Pour comprendre la démarche d’Alain Badiou, il faut revenir aux années 1950. A cette époque, s’appuyant sur les travaux de Claude Lévi-Strauss et de Roman Jakobson, Lacan, clinicien de la folie, construit une topique – le symbolique, l’imaginaire, le réel – qui lui permet de définir un inconscient « structuré comme un langage » et un concept de sujet absent de la pensée freudienne. Dans cette perspective dite « structuraliste », l’ordre symbolique – la loi, le langage – détermine le sujet à son insu, l’imaginaire le représente comme lieu des illusions du moi, et le réel l’expulse de toute symbolisation en le renvoyant à une hétérogénéité indicible : délire, hallucinations.
Durant les dernières années de sa vie, Lacan déconstruit cette topique et fait primer l’ordre du réel sur les deux autres. Hanté par la crainte d’une mort à venir, il affirme que la folie humaine défie les certitudes de la science : impossible à guérir, à analyser, à dire, à énoncer. Et, pour répondre à cette situation de façon logique, il élabore une écriture algébrique – le « mathème » – susceptible de transmettre les concepts de la psychanalyse afin de ne pas réduire « le réel au mutisme ». Et, du même coup, il introduit le chaos dans sa pensée, à la manière d’un peintre qui passerait du figuratif à l’abstrait.
C’est dans ce contexte qu’il utilise le terme d’« antiphilosophie », au moment où, en 1974, il accepte de diriger le département de psychanalyse de l’université de Vincennes-Paris-VIII, fondé par Serge Leclaire cinq ans auparavant. Jusqu’à ce jour, il avait refusé le principe d’un tel enseignement. Dans son intervention « Peut-être à Vincennes… », il fustige « l’imbécillité » de la philosophie universitaire (Autres écrits, Seuil, 2001). Il se réclame donc de l’antiphilosophie pour récuser le discours philosophique au nom de l’acte analytique.
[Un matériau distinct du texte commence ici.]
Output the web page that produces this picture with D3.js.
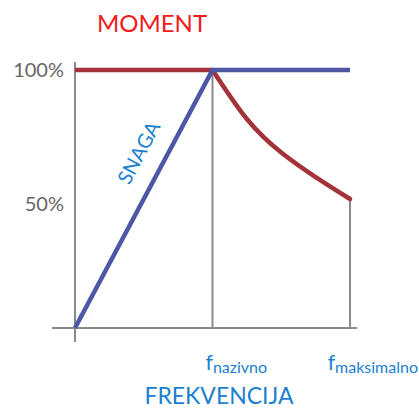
<!DOCTYPE html>
<html>
<head>
<meta charset="utf-8">
<script src="https://cdn.jsdelivr.net/npm/d3@7.9.0/dist/d3.min.js"></script>
<style>
  body { margin: 0; background: #fff; }
  svg { display: block; }
  text { font-family: Lato, "Open Sans", sans-serif; }
</style>
</head>
<body>
<svg id="chart" width="419" height="409"></svg>
<script>
// frequency is relative to f_nazivno (0 .. 2)
const snagaFreq = [0, 1, 2];
const snagaVals = [0, 1, 1];

// moment: flat to f_nazivno, then falling to ~50%
const momentFlatFreq = [0, 1];
const momentFlatVals = [1, 1];
const momentFallFreq = [1, 1.25, 1.5, 1.75, 2];
const momentFallVals = [1, 0.81, 0.68, 0.585, 0.5];

const yTicks = [0.5, 1];
const xTicks = [1, 2];
const xTickNames = ['nazivno', 'maksimalno'];

const W = 419;
const svg = d3.select('#chart');

const x = d3.scaleLinear().domain([0, 2]).range([75, 350]);
const y = d3.scaleLinear().domain([0, 1]).range([328, 70]);

const grey = '#8a8a8a';
const red = '#a3323a';
const blue = '#4e57a5';
const textBlue = '#1b7fd2';

function momentAt(f) {
  const i = momentFallFreq.indexOf(f);
  return i >= 0 ? momentFallVals[i] : 1;
}

// axes
svg.append('line')
  .attr('x1', x(0)).attr('x2', x(0))
  .attr('y1', y(1) - 8).attr('y2', y(0) + 14)
  .attr('stroke', grey).attr('stroke-width', 2);
svg.append('line')
  .attr('x1', x(0) - 23).attr('x2', x(2) + 7)
  .attr('y1', y(0)).attr('y2', y(0))
  .attr('stroke', grey).attr('stroke-width', 2);

// drop lines at f_nazivno and f_maksimalno
svg.selectAll('line.drop')
  .data(xTicks)
  .join('line')
  .attr('class', 'drop')
  .attr('x1', (d) => x(d)).attr('x2', (d) => x(d))
  .attr('y1', (d) => y(momentAt(d)))
  .attr('y2', y(0))
  .attr('stroke', grey).attr('stroke-width', 2);

// y tick labels
const yAxis = d3.axisLeft(y)
  .tickValues(yTicks)
  .tickFormat(d3.format('.0%'))
  .tickSize(0)
  .tickPadding(11);
svg.append('g')
  .attr('transform', `translate(${x(0)},0)`)
  .call(yAxis)
  .call((g) => g.select('.domain').remove())
  .call((g) => g.selectAll('text')
    .attr('font-family', 'Lato, sans-serif')
    .attr('font-size', 20)
    .attr('fill', '#666'));
svg.selectAll('.tick').filter((d) => d === 0.5).attr('transform', `translate(0,${y(0.5) + 6})`);

const line = d3.line()
  .x((d) => x(d[0]))
  .y((d) => y(d[1]));

// moment (red)
svg.append('path')
  .datum(d3.zip(momentFlatFreq, momentFlatVals))
  .attr('d', line.curve(d3.curveLinear))
  .attr('fill', 'none')
  .attr('stroke', red)
  .attr('stroke-width', 4.5);
svg.append('path')
  .datum(d3.zip(momentFallFreq, momentFallVals))
  .attr('d', line.curve(d3.curveNatural))
  .attr('fill', 'none')
  .attr('stroke', red)
  .attr('stroke-width', 4.5)
  .attr('stroke-linecap', 'round');

// snaga (blue)
svg.append('path')
  .datum(d3.zip(snagaFreq, snagaVals))
  .attr('d', line.curve(d3.curveLinear))
  .attr('fill', 'none')
  .attr('stroke', blue)
  .attr('stroke-width', 4.5)
  .attr('stroke-linejoin', 'miter');

// labels
svg.append('text')
  .attr('x', 152).attr('y', 32)
  .attr('text-anchor', 'middle')
  .attr('font-size', 24)
  .attr('fill', '#f01c1c')
  .text('MOMENT');

const angle = Math.atan2(y(0) - y(1), x(1) - x(0)) * 180 / Math.PI;
svg.append('text')
  .attr('transform', `translate(145,156) rotate(${-angle})`)
  .attr('text-anchor', 'middle')
  .attr('font-size', 20)
  .attr('fill', textBlue)
  .text('SNAGA');

const fLabels = svg.selectAll('text.flab')
  .data(xTicks)
  .join('text')
  .attr('class', 'flab')
  .attr('x', (d, i) => (i === xTicks.length - 1 ? W - 1 : x(d) - 7))
  .attr('y', 370)
  .attr('text-anchor', (d, i) => (i === xTicks.length - 1 ? 'end' : 'start'))
  .attr('fill', textBlue)
  .attr('font-size', 21);
fLabels.append('tspan').text('f');
fLabels.append('tspan')
  .attr('font-size', 16)
  .attr('dy', 3)
  .text((d, i) => xTickNames[i]);

svg.append('text')
  .attr('x', 219).attr('y', 404)
  .attr('text-anchor', 'middle')
  .attr('font-size', 23)
  .attr('fill', textBlue)
  .text('FREKVENCIJA');
</script>
</body>
</html>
Badiou prend au sérieux l’enseignement de ce Lacan des derniers temps. Il souligne que le « contre-personnage » ou « l’homme perdu » auquel s’adresse Lacan – comme le faisait Pascal avec le libertin –, c’est le psychanalyste, sans cesse accusé de ne rien comprendre à la philosophie. Parlant à un public de cliniciens, Lacan – penseur du désordre – fait preuve envers eux d’une infinie cruauté. Badiou souligne à juste titre qu’il n’hésite pas à les injurier pour leur reprocher leur inculture philosophique. Autrement dit, plus il est idolâtré, plus il insulte les idolâtres qui en redemandent.
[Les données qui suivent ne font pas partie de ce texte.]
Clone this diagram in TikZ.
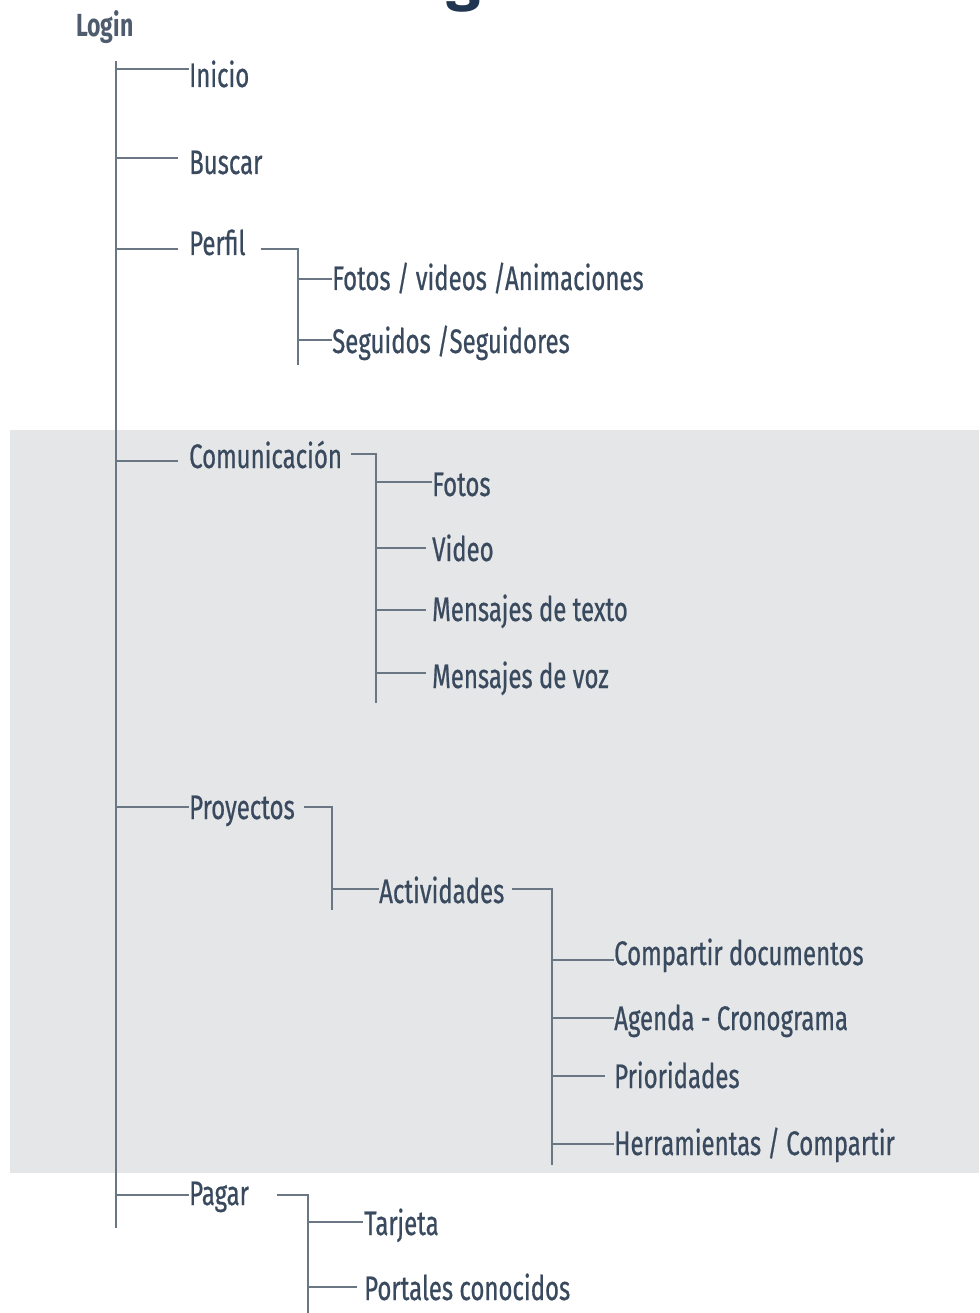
\documentclass[tikz,border=0pt]{standalone}
\usepackage{fontspec}
\setmainfont[FakeStretch=0.705,FakeBold=0.6]{Fira Sans}
\newfontfamily\titlefont{Fira Sans}
\newfontfamily\loginfont[FakeStretch=0.72]{Fira Sans}
\definecolor{txtc}{HTML}{3A4A5E}
\definecolor{linec}{HTML}{6B7684}
\definecolor{bandc}{HTML}{E5E6E8}
\definecolor{titlec}{HTML}{1F3550}
\tikzset{
  lbl/.style={anchor=base west, inner sep=0pt, text=txtc, font=\fontsize{34}{40}\selectfont},
  loginlbl/.style={anchor=base west, inner sep=0pt, text=txtc!90!white, font=\loginfont\bfseries\fontsize{32}{38}\selectfont},
  conn/.style={draw=linec, line width=1.4pt},
}
\begin{document}
\begin{tikzpicture}[x=1pt,y=-1pt]
\useasboundingbox (0,0) rectangle (979,1313);
\fill[bandc] (10,430) rectangle (979,1173);
% cropped title
\node[inner sep=0pt, anchor=base, text=titlec, font=\titlefont\bfseries\fontsize{62}{62}\selectfont] (title) at (464,-1) {g};
% root
\node[loginlbl] (login) at (76,37) {Login};
% level 1
\node[lbl] (inicio) at (189,87) {Inicio};
\node[lbl] (buscar) at (189,174) {Buscar};
\node[lbl] (perfil) at (189,255) {Perfil};
\node[lbl] (comunic) at (189,468) {Comunicación};
\node[lbl] (proyectos) at (189,819) {Proyectos};
\node[lbl] (pagar) at (189,1205) {Pagar};
% perfil children
\node[lbl] (fotosvid) at (332,290) {Fotos / videos /Animaciones};
\node[lbl] (seguidos) at (332,353) {Seguidos /Seguidores};
% comunicacion children
\node[lbl] (fotos) at (432,496) {Fotos};
\node[lbl] (video) at (432,561) {Video};
\node[lbl] (mtexto) at (432,621) {Mensajes de texto};
\node[lbl] (mvoz) at (432,688) {Mensajes de voz};
% proyectos children
\node[lbl] (activ) at (379,903) {Actividades};
\node[lbl] (compdoc) at (614,965) {Compartir documentos};
\node[lbl] (agenda) at (614,1030) {Agenda - Cronograma};
\node[lbl] (prior) at (614,1088) {Prioridades};
\node[lbl] (herram) at (614,1155) {Herramientas / Compartir};
% pagar children
\node[lbl] (tarjeta) at (364,1235) {Tarjeta};
\node[lbl] (portales) at (364,1300) {Portales conocidos};
% trunk
\coordinate (trTop) at (116,61);
\coordinate (trBot) at (116,1228);
\draw[conn] (trTop) -- (trBot);
\coordinate (tInicio) at (116,69);
\coordinate (tBuscar) at (116,158);
\coordinate (tPerfil) at (116,249);
\coordinate (tComunic) at (116,461);
\coordinate (tProy) at (116,807);
\coordinate (tPagar) at (116,1195);
\draw[conn] (tInicio) -- (inicio.west |- tInicio);
\draw[conn] (tBuscar) -- ([xshift=-11pt]buscar.west |- tBuscar);
\draw[conn] (tPerfil) -- ([xshift=-11pt]perfil.west |- tPerfil);
\draw[conn] (tComunic) -- ([xshift=-11pt]comunic.west |- tComunic);
\draw[conn] (tProy) -- (proyectos.west |- tProy);
\draw[conn] (tPagar) -- (pagar.west |- tPagar);
% perfil branch
\coordinate (pj) at (298,249);
\coordinate (pEnd) at (298,365);
\coordinate (pFv) at (298,279);
\coordinate (pSg) at (298,340);
\draw[conn] ([xshift=15pt]perfil.east |- pj) -- (pj) -- (pEnd);
\draw[conn] (pFv) -- (fotosvid.west |- pFv);
\draw[conn] (pSg) -- (seguidos.west |- pSg);
% comunicacion branch
\coordinate (cj) at (376,454);
\coordinate (cEnd) at (376,703);
\coordinate (cFo) at (376,482);
\coordinate (cVi) at (376,548);
\coordinate (cMt) at (376,610);
\coordinate (cMv) at (376,673);
\draw[conn] ([xshift=9pt]comunic.east |- cj) -- (cj) -- (cEnd);
\draw[conn] (cFo) -- (fotos.west |- cFo);
\draw[conn] (cVi) -- ([xshift=-6pt]video.west |- cVi);
\draw[conn] (cMt) -- ([xshift=-6pt]mtexto.west |- cMt);
\draw[conn] (cMv) -- ([xshift=-6pt]mvoz.west |- cMv);
% proyectos branch
\coordinate (yj) at (332,807);
\coordinate (yEnd) at (332,910);
\coordinate (yAc) at (332,889);
\draw[conn] ([xshift=9pt]proyectos.east |- yj) -- (yj) -- (yEnd);
\draw[conn] (yAc) -- (activ.west |- yAc);
% actividades branch
\coordinate (aj) at (552,889);
\coordinate (aEnd) at (552,1165);
\coordinate (aCd) at (552,960);
\coordinate (aAg) at (552,1018);
\coordinate (aPr) at (552,1076);
\coordinate (aHe) at (552,1144);
\draw[conn] ([xshift=7pt]activ.east |- aj) -- (aj) -- (aEnd);
\draw[conn] (aCd) -- (compdoc.west |- aCd);
\draw[conn] (aAg) -- (agenda.west |- aAg);
\draw[conn] (aPr) -- ([xshift=-9pt]prior.west |- aPr);
\draw[conn] (aHe) -- (herram.west |- aHe);
% pagar branch
\coordinate (gj) at (308,1195);
\coordinate (gEnd) at (308,1313);
\coordinate (gTa) at (308,1222);
\coordinate (gPo) at (308,1287);
\draw[conn] ([xshift=28pt]pagar.east |- gj) -- (gj) -- (gEnd);
\draw[conn] (gTa) -- ([xshift=-1pt]tarjeta.west |- gTa);
\draw[conn] (gPo) -- ([xshift=-7pt]portales.west |- gPo);
\end{tikzpicture}
\end{document}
Alain Badiou montre que, en se revendiquant antiphilosophe, Lacan n’a pas été capable de transmettre à ses héritiers une « révolution dans la révolution freudienne », c’est-à-dire une vraie pensée de la cure. Il s’est contenté, notamment à la fin de sa vie, d’actes – réduire par exemple le temps des séances d’analyse ou rompre avec ce qu’il avait construit auparavant – sans théoriser ce que cela signifiait. Et c’est pourquoi, en tant que philosophe, il se veut l’héritier du geste lacanien sans pour autant revendiquer la position de l’antiphilosophe, ce qui lui fera dire, des années plus tard, en novembre 2012, que les psychanalystes ne peuvent pas défendre leur discipline sans le secours de la philosophie ou de bien d’autres approches.
Telle est la leçon qui ressort de ce portrait de Lacan en antiphilosophe rebelle et tragique, cherchant toujours à se confronter à un autre que lui-même.
Le Séminaire. Lacan. L’antiphilosophie 3, 1994-1995,d’Alain Badiou, Fayard, « Ouvertures », 276 p., 18 euros.
Du même auteur, signalons la parution du Séminaire. Malebranche. L’Etre 2. Figure théologique, 1986, Fayard, « Ouvertures », 256 p., 18 euros.